+++ COLLECTED MATERIAL +++
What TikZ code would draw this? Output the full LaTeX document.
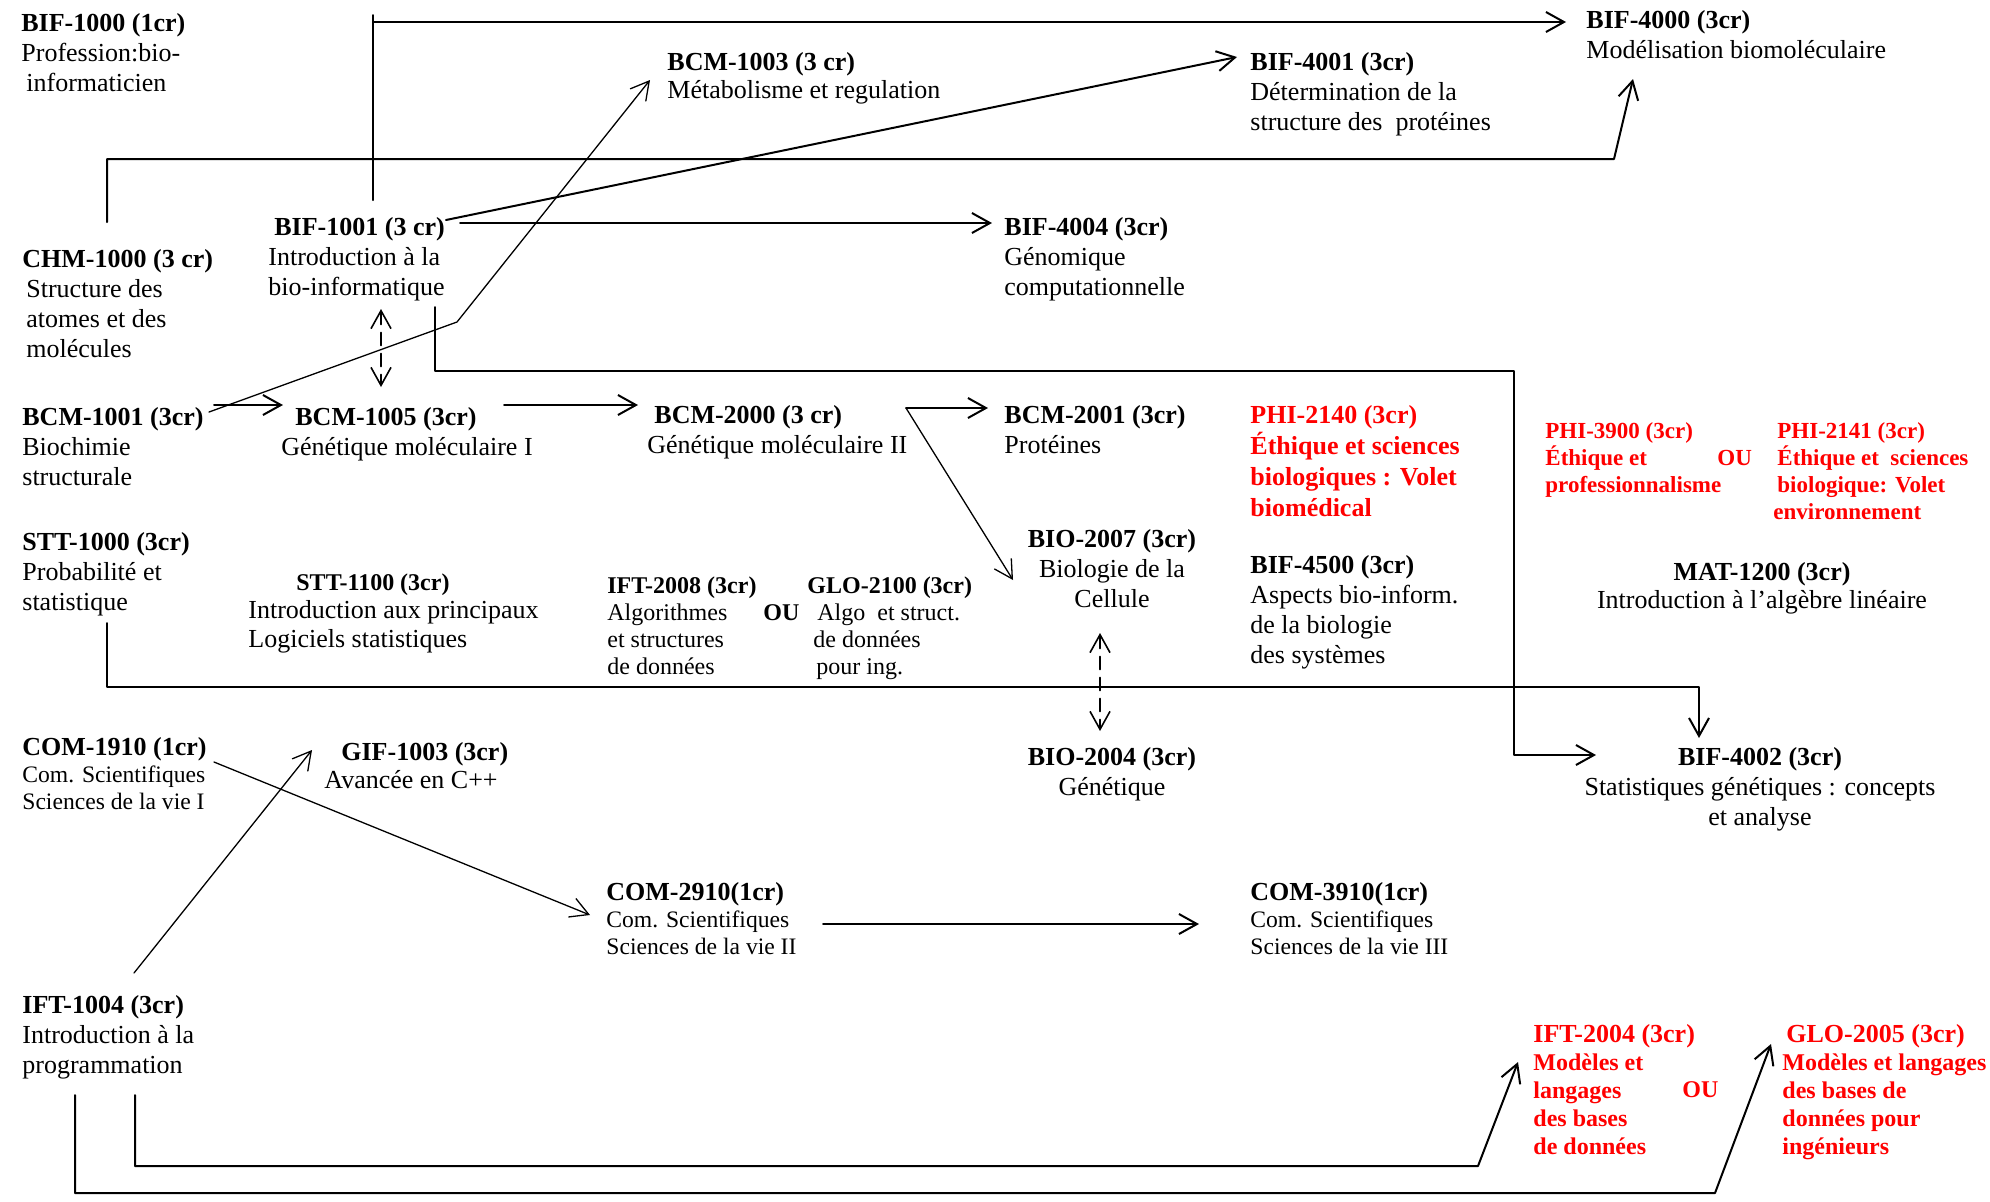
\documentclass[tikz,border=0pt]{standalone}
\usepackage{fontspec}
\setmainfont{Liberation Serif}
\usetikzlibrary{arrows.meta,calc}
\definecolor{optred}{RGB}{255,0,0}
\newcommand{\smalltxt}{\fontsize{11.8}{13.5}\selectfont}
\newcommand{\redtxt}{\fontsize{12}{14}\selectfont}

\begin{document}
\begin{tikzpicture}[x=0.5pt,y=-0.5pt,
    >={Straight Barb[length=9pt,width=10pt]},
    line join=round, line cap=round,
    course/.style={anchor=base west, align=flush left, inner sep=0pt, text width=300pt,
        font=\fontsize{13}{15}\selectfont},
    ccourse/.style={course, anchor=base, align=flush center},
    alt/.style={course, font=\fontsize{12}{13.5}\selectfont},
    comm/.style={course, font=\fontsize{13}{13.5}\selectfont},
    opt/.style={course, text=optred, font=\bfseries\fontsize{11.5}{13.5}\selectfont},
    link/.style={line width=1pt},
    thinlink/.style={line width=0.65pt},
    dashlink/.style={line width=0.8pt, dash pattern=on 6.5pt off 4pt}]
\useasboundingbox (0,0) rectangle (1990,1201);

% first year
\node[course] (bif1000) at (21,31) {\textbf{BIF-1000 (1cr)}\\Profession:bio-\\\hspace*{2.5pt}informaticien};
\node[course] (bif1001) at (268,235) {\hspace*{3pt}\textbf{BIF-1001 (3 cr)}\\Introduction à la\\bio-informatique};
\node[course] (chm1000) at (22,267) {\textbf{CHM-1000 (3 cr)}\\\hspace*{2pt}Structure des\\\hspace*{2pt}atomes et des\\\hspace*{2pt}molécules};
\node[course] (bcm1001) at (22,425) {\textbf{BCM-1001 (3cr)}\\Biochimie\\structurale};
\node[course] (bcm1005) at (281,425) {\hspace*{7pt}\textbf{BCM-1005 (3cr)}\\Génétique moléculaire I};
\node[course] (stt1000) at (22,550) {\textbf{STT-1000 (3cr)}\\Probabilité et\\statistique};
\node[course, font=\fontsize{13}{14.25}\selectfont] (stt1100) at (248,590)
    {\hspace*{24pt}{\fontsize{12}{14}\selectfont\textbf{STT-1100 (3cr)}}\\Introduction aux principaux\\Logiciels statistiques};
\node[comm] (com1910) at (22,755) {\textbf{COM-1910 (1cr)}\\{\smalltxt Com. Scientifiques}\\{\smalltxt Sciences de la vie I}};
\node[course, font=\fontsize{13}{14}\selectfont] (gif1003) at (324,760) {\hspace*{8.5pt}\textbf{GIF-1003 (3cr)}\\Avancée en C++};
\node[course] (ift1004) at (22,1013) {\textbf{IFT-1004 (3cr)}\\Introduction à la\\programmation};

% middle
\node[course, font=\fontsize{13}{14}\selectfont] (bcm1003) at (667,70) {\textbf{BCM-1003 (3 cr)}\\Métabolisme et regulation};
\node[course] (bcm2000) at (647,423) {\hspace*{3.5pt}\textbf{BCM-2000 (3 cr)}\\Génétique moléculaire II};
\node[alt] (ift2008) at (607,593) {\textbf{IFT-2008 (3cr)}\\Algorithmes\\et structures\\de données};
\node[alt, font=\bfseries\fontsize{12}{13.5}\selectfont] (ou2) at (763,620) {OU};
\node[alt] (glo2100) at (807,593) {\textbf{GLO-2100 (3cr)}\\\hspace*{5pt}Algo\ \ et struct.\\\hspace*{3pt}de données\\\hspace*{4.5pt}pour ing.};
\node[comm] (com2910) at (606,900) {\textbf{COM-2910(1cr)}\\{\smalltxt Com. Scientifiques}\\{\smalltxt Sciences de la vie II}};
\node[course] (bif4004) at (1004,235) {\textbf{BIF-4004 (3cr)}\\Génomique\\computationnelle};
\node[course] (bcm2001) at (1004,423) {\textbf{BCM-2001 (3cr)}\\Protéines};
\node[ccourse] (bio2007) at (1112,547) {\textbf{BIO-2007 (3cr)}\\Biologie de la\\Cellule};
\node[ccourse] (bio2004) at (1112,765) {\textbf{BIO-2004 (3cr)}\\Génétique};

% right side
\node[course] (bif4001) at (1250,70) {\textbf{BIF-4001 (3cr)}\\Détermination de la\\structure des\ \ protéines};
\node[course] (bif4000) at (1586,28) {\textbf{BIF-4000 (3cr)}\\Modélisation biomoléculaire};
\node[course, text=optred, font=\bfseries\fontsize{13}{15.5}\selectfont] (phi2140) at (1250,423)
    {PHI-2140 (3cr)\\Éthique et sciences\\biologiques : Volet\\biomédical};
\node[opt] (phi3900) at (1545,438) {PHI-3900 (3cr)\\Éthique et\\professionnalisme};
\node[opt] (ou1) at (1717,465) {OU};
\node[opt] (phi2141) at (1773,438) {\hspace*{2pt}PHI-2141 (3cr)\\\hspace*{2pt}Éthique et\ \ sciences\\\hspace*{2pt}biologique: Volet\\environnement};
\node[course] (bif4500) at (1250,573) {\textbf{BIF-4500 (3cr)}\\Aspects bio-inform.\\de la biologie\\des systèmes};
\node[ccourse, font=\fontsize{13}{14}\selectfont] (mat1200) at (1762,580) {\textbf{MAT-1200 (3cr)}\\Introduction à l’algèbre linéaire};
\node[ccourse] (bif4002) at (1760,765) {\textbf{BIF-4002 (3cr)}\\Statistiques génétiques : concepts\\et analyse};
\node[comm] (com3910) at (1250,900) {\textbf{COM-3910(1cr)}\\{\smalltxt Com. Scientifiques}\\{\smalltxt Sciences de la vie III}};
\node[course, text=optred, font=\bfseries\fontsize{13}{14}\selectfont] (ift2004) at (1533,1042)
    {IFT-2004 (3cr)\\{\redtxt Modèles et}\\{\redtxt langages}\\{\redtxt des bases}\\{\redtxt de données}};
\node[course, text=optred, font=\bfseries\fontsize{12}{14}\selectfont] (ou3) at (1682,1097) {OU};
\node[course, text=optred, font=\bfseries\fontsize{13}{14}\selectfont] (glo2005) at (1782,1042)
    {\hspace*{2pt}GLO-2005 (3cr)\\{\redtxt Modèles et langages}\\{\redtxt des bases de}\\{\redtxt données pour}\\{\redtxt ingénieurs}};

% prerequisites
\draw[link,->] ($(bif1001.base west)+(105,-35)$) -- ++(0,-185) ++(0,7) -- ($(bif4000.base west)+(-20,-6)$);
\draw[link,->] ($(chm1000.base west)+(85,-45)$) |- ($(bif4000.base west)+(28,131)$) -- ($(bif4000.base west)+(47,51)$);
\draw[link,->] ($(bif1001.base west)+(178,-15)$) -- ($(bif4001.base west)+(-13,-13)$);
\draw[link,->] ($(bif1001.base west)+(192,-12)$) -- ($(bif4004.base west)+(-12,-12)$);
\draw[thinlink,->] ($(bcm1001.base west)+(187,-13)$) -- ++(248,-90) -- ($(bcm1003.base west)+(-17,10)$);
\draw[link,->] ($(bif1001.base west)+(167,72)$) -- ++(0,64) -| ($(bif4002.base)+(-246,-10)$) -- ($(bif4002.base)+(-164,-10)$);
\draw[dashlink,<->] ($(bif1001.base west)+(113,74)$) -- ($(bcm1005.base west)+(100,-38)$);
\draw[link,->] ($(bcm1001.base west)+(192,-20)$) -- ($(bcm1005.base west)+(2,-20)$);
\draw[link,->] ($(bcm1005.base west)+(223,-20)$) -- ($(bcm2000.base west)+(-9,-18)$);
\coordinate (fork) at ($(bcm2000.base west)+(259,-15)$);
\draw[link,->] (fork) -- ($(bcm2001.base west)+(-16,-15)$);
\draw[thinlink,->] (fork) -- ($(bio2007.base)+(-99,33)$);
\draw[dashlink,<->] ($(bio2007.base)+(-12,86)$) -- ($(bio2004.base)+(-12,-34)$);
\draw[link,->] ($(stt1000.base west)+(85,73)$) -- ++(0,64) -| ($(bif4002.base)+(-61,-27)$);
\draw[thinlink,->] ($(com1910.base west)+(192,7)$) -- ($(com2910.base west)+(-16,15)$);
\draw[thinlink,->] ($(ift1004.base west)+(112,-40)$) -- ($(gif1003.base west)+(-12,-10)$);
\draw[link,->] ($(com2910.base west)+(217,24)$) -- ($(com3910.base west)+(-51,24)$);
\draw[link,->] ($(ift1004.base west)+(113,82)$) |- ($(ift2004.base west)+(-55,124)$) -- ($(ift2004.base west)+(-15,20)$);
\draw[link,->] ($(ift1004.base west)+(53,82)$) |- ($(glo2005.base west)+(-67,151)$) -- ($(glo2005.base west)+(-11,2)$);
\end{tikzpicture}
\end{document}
+++
WORK TO COMPLETE:
Output exactly the span of lines from the top of the listing through the line holding "(0,0) rectangle (1990,1201);", and leave every picture out.

RESULT OF THIS TASK:
What TikZ code would draw this? Output the full LaTeX document.
\documentclass[tikz,border=0pt]{standalone}
\usepackage{fontspec}
\setmainfont{Liberation Serif}
\usetikzlibrary{arrows.meta,calc}
\definecolor{optred}{RGB}{255,0,0}
\newcommand{\smalltxt}{\fontsize{11.8}{13.5}\selectfont}
\newcommand{\redtxt}{\fontsize{12}{14}\selectfont}

\begin{document}
\begin{tikzpicture}[x=0.5pt,y=-0.5pt,
    >={Straight Barb[length=9pt,width=10pt]},
    line join=round, line cap=round,
    course/.style={anchor=base west, align=flush left, inner sep=0pt, text width=300pt,
        font=\fontsize{13}{15}\selectfont},
    ccourse/.style={course, anchor=base, align=flush center},
    alt/.style={course, font=\fontsize{12}{13.5}\selectfont},
    comm/.style={course, font=\fontsize{13}{13.5}\selectfont},
    opt/.style={course, text=optred, font=\bfseries\fontsize{11.5}{13.5}\selectfont},
    link/.style={line width=1pt},
    thinlink/.style={line width=0.65pt},
    dashlink/.style={line width=0.8pt, dash pattern=on 6.5pt off 4pt}]
\useasboundingbox (0,0) rectangle (1990,1201);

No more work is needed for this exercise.